Nach ständiger hg. Judikatur (vgl. z.B. die Erkenntnisse vom , 2000/16/0366 bis 0368; vom , Zl. 97/16/0354, und vom , Zlen. 99/16/0454, 99/16/0435, sowie Zlen. 99/16/0408 - 0440, 0536, und die dort jeweils zitierte Vorjudikatur) zählen zum Entgelt alle Leistungen, die der Erwerber zu erbringen hat, gleichgültig an wen diese Leistungen erfolgen und unabhängig davon, in welchem Ausmaß die Leistungen letzten Endes tatsächlich erbracht werden.

Kern der Argumentation der Beschwerdeführerin im verwaltungsgerichtlichen Verfahren ist der Hinweis darauf, dass die von Dkfm. Heinz Pippan persönlich gegenüber dem zweiten Verkäufer übernommene Haftung sie nicht tangiere. Diesem Argument kann man sich im gegebenen Zusammenhang nicht verschließen.

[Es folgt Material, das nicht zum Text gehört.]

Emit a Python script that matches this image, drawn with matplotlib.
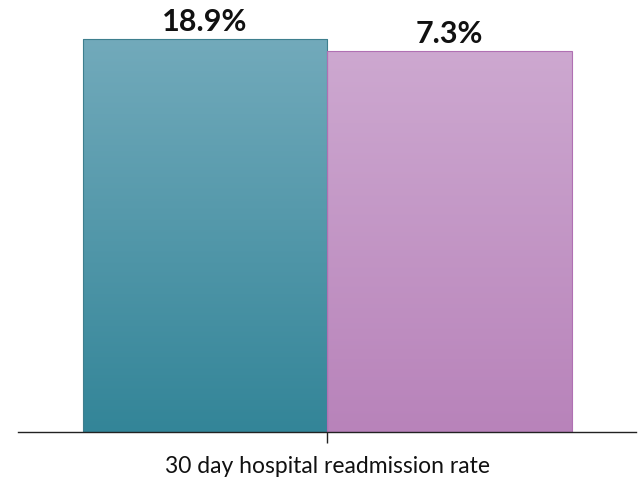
import matplotlib
matplotlib.use('Agg')
import matplotlib.pyplot as plt
import numpy as np
from matplotlib.colors import LinearSegmentedColormap

plt.rcParams['font.family'] = ['Lato', 'DejaVu Sans']

# ── Data ──
groups = ['Group A', 'Group B']
rates = [18.9, 7.3]
labels = ['18.9%', '7.3%']
category = '30 day hospital readmission rate'

# value axis does not start at zero
BASE = -361.0

# top -> bottom gradient colours, edge colour
STYLES = [
    (('#72AABB', '#338598'), '#3E7F8E'),
    (('#CDA8D0', '#B883BA'), '#B070B3'),
]

W, H = 639, 488
fig = plt.figure(figsize=(W / 100, H / 100), dpi=100)
ax = fig.add_axes([18 / W, (H - 432) / H, 618 / W, 432 / H])

px_per_unit = 393 / (rates[0] - BASE)
ylim = (BASE, BASE + 432 / px_per_unit)
xlim = (-0.765, 1.763)

xs = np.arange(len(rates))
bars = ax.bar(xs, np.array(rates) - BASE, bottom=BASE, width=1.0,
              align='center', zorder=2)

for bar, ((ctop, cbot), ec) in zip(bars, STYLES):
    bar.set_facecolor('none')
    bar.set_edgecolor(ec)
    bar.set_linewidth(0.8)
    x0, y0 = bar.get_x(), bar.get_y()
    w, h = bar.get_width(), bar.get_height()
    cmap = LinearSegmentedColormap.from_list('g', [cbot, ctop])
    grad = np.linspace(0, 1, 256).reshape(-1, 1)
    im = ax.imshow(grad, cmap=cmap, origin='lower', aspect='auto',
                   extent=(x0, x0 + w, y0, y0 + h), zorder=1)
    im.set_clip_path(bar)

for x, v, t in zip(xs, rates, labels):
    ax.annotate(t, xy=(x, v), xytext=(0, 6), textcoords='offset points',
                ha='center', va='baseline', fontsize=22, fontweight='bold',
                color='#111111')

ax.set_xlim(*xlim)
ax.set_ylim(*ylim)

for s in ['top', 'right', 'left']:
    ax.spines[s].set_visible(False)
ax.spines['bottom'].set_linewidth(1.0)
ax.spines['bottom'].set_color('#222222')
ax.set_yticks([])
ax.set_xticks([0.5])
ax.set_xticklabels([category], fontsize=16.5, color='#111111')
ax.tick_params(axis='x', length=8, width=1.0, color='#222222', pad=9)

fig.savefig('out.png', dpi=100, facecolor='white')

Auf Grund der im Punkt Zweitens des Notariatsaktes unübersehbar vorgenommenen Trennung der beiden Anteilserwerbe auch bezüglich der Preise und angesichts der Formulierungen des Punktes Neuntens besteht überhaupt kein Anhaltspunkt dafür, die Haftungsübernahme durch Dkfm. Pippan gegenüber dem zweiten Verkäufer in die Bemessungsgrundlage der Beschwerdeführerin einzubeziehen. Das Schreiben des steuerlichen Vertreters der Käuferin (arg.: "... für die Abtretung der Anteile") ist der Beschwerdeführerin keinesfalls zuzurechnen und abgesehen davon, spricht nichts dafür, dass die in Rede stehende Haftungsübernahme auch eine Bedingung für den Verkauf des Anteils der Beschwerdeführerin gewesen wäre.

Bereits dadurch ist der angefochtene Bescheid aber mit Rechtswidrigkeit seines Inhaltes belastet, was gemäß § 42 Abs. 2 Z. 1 VwGG zu seiner Aufhebung führen muss.

Auf das zweite Beschwerdeargument, die belangte Behörde hätte im vorliegenden Fall keinen vorläufigen Bescheid erlassen dürfen, braucht daher gar nicht mehr eingegangen zu werden.

Der Ausspruch über den Aufwandersatz gründet sich auf die §§ 47 ff VwGG iVm der VO BGBl. Nr. 416/1994.

Mit Rücksicht auf die besonders einfache Sach- und Rechtslage konnte die Entscheidung gemäß § 12 Abs. 2 Z. 1 VwGG gebildeten Senat getroffen werden.